On sait dans quel contexte difficile, la guerre du Péloponnèse, a été écrite cette pièce, et je ne reviendrai pas dessus pour en avoir déjà parlé à propos d'autres tragédies grecques. Ici, nous noterons juste que la funeste prise de Mélos en -416 a probablement inspiré Euripide. Il faut en tout cas reconnaître à Eschyle (oui, même lui, même si ce ne fut pas toujours le cas), Sophocle et Euripide d'avoir fait rupture, chacun à leur manière, avec l'épopée homérienne qui glorifiait les hauts faits des Grecs lors de la guerre de Troie. Et on doit particulièrement à Euripide, notamment avec Les Troyennes, d'avoir pris pour sujet les conséquences désastreuses de la guerre de Troie sur les vaincus.
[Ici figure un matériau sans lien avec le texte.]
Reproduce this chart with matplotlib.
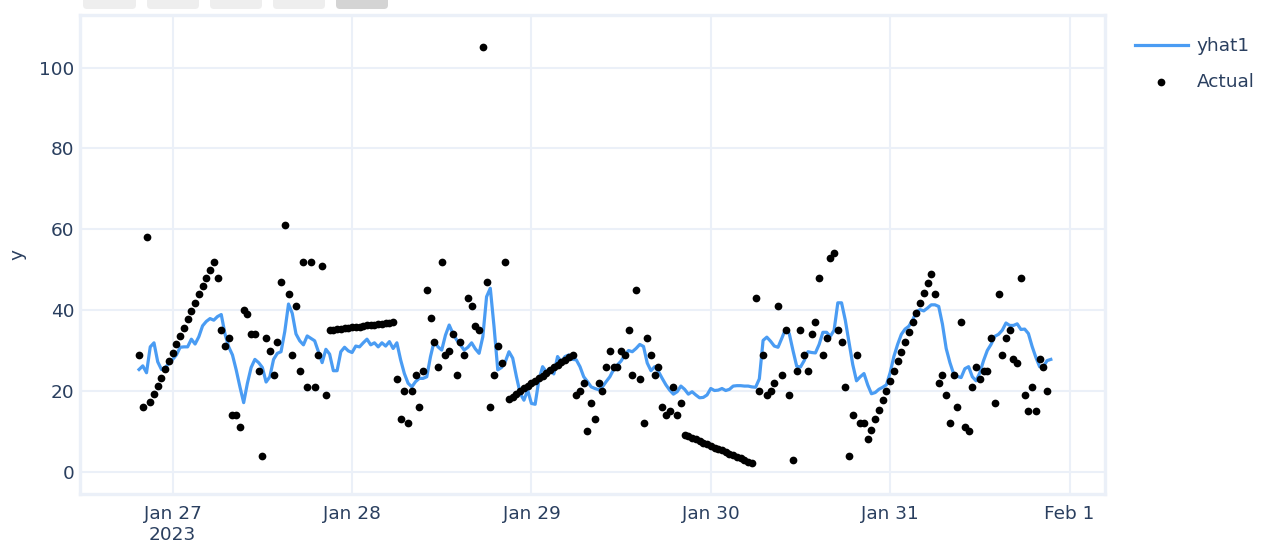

Avec Les Troyennes, c'est le triomphe du pathétique. Les femmes de Troie, après avoir vu leurs époux et leurs fils mourir au combat, vont devenir esclaves, vont être violées (quand elles ne l'ont pas déjà été). On pourrait penser que, après tout, vu le statut des femmes de l'époque, le viol n'est pas plus pris en compte que ça. Or ce n'est - étonnamment ? - pas le cas, cette forme d'humiliation est dénoncée régulièrement. C'est, tout de même, qu'il s'agit de princesses, de prêtresses, et que les Grecs sont allés un peu loin, même pour Athéna désormais en colère. Hécube occuppe le devant de la scène, mais la réussite de la pièce vient certainement aussi du fait que Cassandre, Andromaque, le chœur des Troyennes, le choryphée, lui font écho constamment et renouvellent constamment le pathétique incarné par la reine déchue, en scandant leurs malheurs actuels et les malheurs à venir. Hécube est cependant la représentante à la fois pitoyable et digne de ces victimes, subissant les coups du sort les uns après les autres, dont le dernier n'est pas le moindre, se relevant une dernière fois pour accuser Hélène de tous les maux subis par Troie (Hélène étant, avec Ulysse, le personnage qui en prend régulièrement plein la tronche dans les tragédies grecques), pour finalement se laisser porter, sans forces, vers les nefs achéeennes.

J'imagine sans mal que le contexte du théâtre grec antique, et notamment le jeu du chœur, magnifiait ce terrible concert de lamentations.